This Article is From Apr 01, 2010

Mexico: Did wealthy lawyer mother kill her 4-year-old girl?

Mexico: Did wealthy lawyer mother kill her 4-year-old girl?
Toluca, Mexico: A disabled 4-year-old girl whose disappearance last week sparked an outpouring of sympathy across Mexico was found dead in her own bedroom days later. Prosecutors said Wednesday the girl was asphyxiated and her mother is a suspect.

The shocking discovery of the lifeless Paulette Gebara Farah under the mattress of her own bed at her wealthy parents' apartment left prosecutors struggling to explain how multiple searches could have been conducted without the body being found.

Investigators weren't even looking for the girl in the apartment on the outskirts of Mexico City when they found her body late Tuesday, but were searching for suitcases or other family possessions that might have been missing or moved.

"There was a presence of odors," Mexico State Attorney General Alberto Bazbaz said.

Still, Bazbaz also said he had talked with the mother in the bedroom where the body was found but had not detected anything. His comment suggested the grisly possibility that the mother, a lawyer, had spoken with authorities and journalists while sitting on the same bed under which they body was found.

Since the girl was reported missing March 22 by her parents, the family and supporters had scattered images of the girl wearing a princess dress on billboards and flyers across Mexico City, a region where occasional reports of child stealing have created dread among many parents.

The girl had difficulties walking and talking due to an unspecified disability.

Bazbaz said prosecutors initially assumed they were dealing with a case in which the girl had somehow been taken from the luxury apartment building. But he said they became suspicious of the mother, Lisette Farah, after she was overheard telling her other daughter not to talk because the family might be blamed for the disappearance.

Lisette Farah, her husband, Mauricio Gebara, and two nannies had been put under a form of house arrest for questioning Monday, after authorities said they detected contradictions in their statements to police.

Authorities said Monday that the four were not suspects. They were being held at a government facility and were not available to comment on the prosecutors' statement Wednesday.

It was unclear whether the spot where the body was found wrapped in sheets was where the girl died, or whether the body had been moved, authorities said.

While the results of an autopsy are pending, Bazbaz said the death was caused by "asphyxiation by suffocation," but no other signs of violence were immediately found.

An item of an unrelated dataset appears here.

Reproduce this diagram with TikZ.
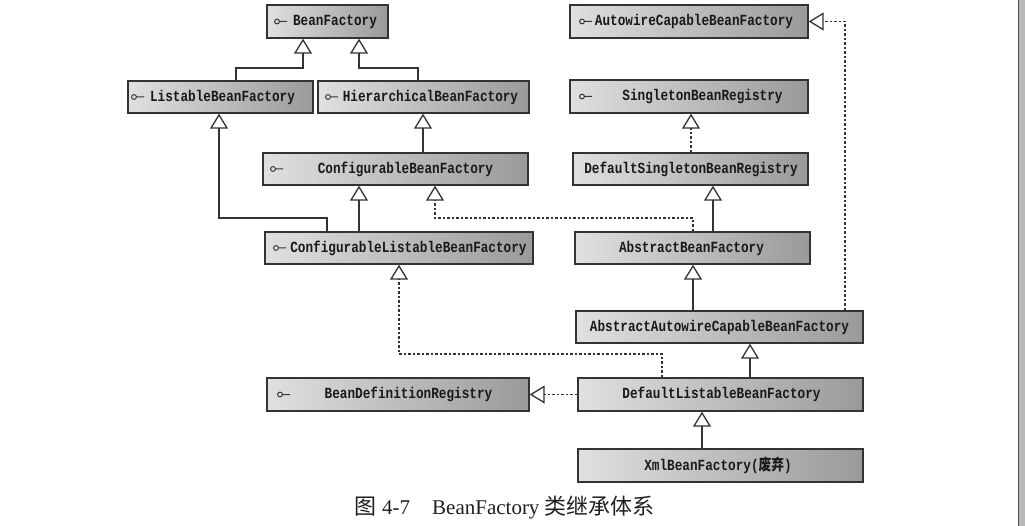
\documentclass[tikz,border=0pt]{standalone}
\usepackage{graphicx}
\usepackage{fontspec}
\setmainfont{Liberation Serif}
\setmonofont{Liberation Mono}
\newfontfamily\cjk{Noto Sans CJK SC}
\usetikzlibrary{arrows.meta}
\definecolor{edge}{HTML}{333333}
\definecolor{boxL}{HTML}{E0E0E0}
\definecolor{boxR}{HTML}{9A9A9A}
\tikzset{
  box/.style={draw=edge, line width=1.4pt, left color=boxL, right color=boxR, inner sep=0pt},
  lbl/.style={font=\ttfamily\bfseries\fontsize{12.7}{14}\selectfont, text=black!90, inner sep=0pt},
  inh/.style={draw=edge, line width=1.3pt, -{Triangle[open, length=15pt, width=18pt, line width=1.3pt]}},
  real/.style={inh, dash pattern=on 2.5pt off 2pt},
  lolli/.style={draw=edge, line width=1pt},
}
\newcommand{\lollipop}[2]{\draw[lolli] (#1,#2) circle (2.4) (#1+2.4,#2) -- (#1+10,#2);}
\newcommand{\tall}[1]{\scalebox{1}[1.22]{#1}}
\begin{document}
\begin{tikzpicture}[x=1pt,y=-1pt]
\useasboundingbox (0,0) rectangle (1025,526);
\fill[gray!55] (1018,0) rectangle (1025,526);
\draw[black!70, line width=0.8pt] (1018,0) -- (1018,526);

% boxes
\node[box, minimum width=121, minimum height=33] (bf)    at (327.5,21.5) {};
\node[box, minimum width=185, minimum height=32] (lbf)   at (220.5,97) {};
\node[box, minimum width=211, minimum height=32] (hbf)   at (423.5,97) {};
\node[box, minimum width=265, minimum height=32] (cbf)   at (395.5,169) {};
\node[box, minimum width=268, minimum height=32] (clbf)  at (399,248) {};
\node[box, minimum width=238, minimum height=33] (acbf)  at (689,21.5) {};
\node[box, minimum width=238, minimum height=33] (sbr)   at (689,96.5) {};
\node[box, minimum width=235, minimum height=32] (dsbr)  at (690.5,169) {};
\node[box, minimum width=235, minimum height=32] (abf)   at (692.5,248) {};
\node[box, minimum width=287, minimum height=32] (aacbf) at (719.5,327) {};
\node[box, minimum width=262, minimum height=33] (bdr)   at (398,394.5) {};
\node[box, minimum width=285, minimum height=33] (dlbf)  at (720.5,394.5) {};
\node[box, minimum width=285, minimum height=33] (xml)   at (720.5,465.5) {};

% labels
\node[lbl] (bft)    at (335,21.5)   {\tall{BeanFactory}};
\node[lbl] (lbft)   at (222.5,97)   {\tall{ListableBeanFactory}};
\node[lbl] (hbft)   at (430.5,97)   {\tall{HierarchicalBeanFactory}};
\node[lbl] (cbft)   at (405.5,169)  {\tall{ConfigurableBeanFactory}};
\node[lbl] (clbft)  at (408.5,248)  {\tall{ConfigurableListableBeanFactory}};
\node[lbl] (acbft)  at (694,21.5)   {\tall{AutowireCapableBeanFactory}};
\node[lbl] (sbrt)   at (702.5,96.5) {\tall{SingletonBeanRegistry}};
\node[lbl] (dsbrt)  at (691,169)    {\tall{DefaultSingletonBeanRegistry}};
\node[lbl] (abft)   at (691.5,248)  {\tall{AbstractBeanFactory}};
\node[lbl] (aacbft) at (719.5,327)  {\tall{AbstractAutowireCapableBeanFactory}};
\node[lbl] (bdrt)   at (408.5,394.5){\tall{BeanDefinitionRegistry}};
\node[lbl] (dlbft)  at (721.5,394.5){\tall{DefaultListableBeanFactory}};
\node[lbl] (xmlt)   at (718,465.5)  {\tall{XmlBeanFactory({\cjk 废弃})}};

% interface markers
\lollipop{277}{21.5}
\lollipop{134}{97}
\lollipop{328}{97}
\lollipop{273}{169}
\lollipop{276}{248}
\lollipop{582}{21.5}
\lollipop{582}{96.5}
\lollipop{280}{394.5}

% connectors
\draw[inh]  (lbf.north -| 236,0) |- (303,68) -- (bf.south -| 303,0);
\draw[inh]  (hbf.north -| 418,0) |- (359,68) -- (bf.south -| 359,0);
\draw[inh]  (cbf.north -| 423,0) -- (hbf.south -| 423,0);
\draw[inh]  (clbf.north -| 327,0) |- (219,218) -- (lbf.south -| 219,0);
\draw[inh]  (clbf.north -| 359,0) -- (cbf.south -| 359,0);
\draw[real] (abf.north -| 693,0) |- (435,218) -- (cbf.south -| 435,0);
\draw[inh]  (abf.north -| 713,0) -- (dsbr.south -| 713,0);
\draw[real] (dsbr.north -| 691,0) -- (sbr.south -| 691,0);
\draw[inh]  (aacbf.north -| 693,0) -- (abf.south -| 693,0);
\draw[real] (aacbf.north -| 845,0) |- (acbf.east);
\draw[inh]  (dlbf.north -| 750,0) -- (aacbf.south -| 750,0);
\draw[real] (dlbf.north -| 662,0) |- (399,354) -- (clbf.south -| 399,0);
\draw[real] (dlbf.west) -- (bdr.east);
\draw[inh]  (xml.north -| 702,0) -- (dlbf.south -| 702,0);

% caption
\node[anchor=west, inner sep=0pt, font=\fontsize{21}{24}\selectfont, text=black!88] (cap) at (354,508)
  {{\cjk\fontsize{22}{24}\selectfont 图}\hspace{6pt}4-7\hspace{22pt}BeanFactory\hspace{5pt}{\cjk\fontsize{22}{24}\selectfont 类继承体系}};
\end{tikzpicture}
\end{document}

"This is an investigation of a homicide case," he said.

The family lives in Huixquilican, an upscale suburb of Mexico City located in Mexico State, which borders the capital.

In previous television interviews, the mother said she had put Paulette to bed in her bedroom the night of March 21. The next morning, one of her nannies reported Paulette wasn't in her room, and investigators found no signs of forced entry to the apartment.

Farah pleaded for her daughter's return at a news conference held outside the apartment building Sunday night.

"Please, I'm desperate. Half of my heart has been taken," she said.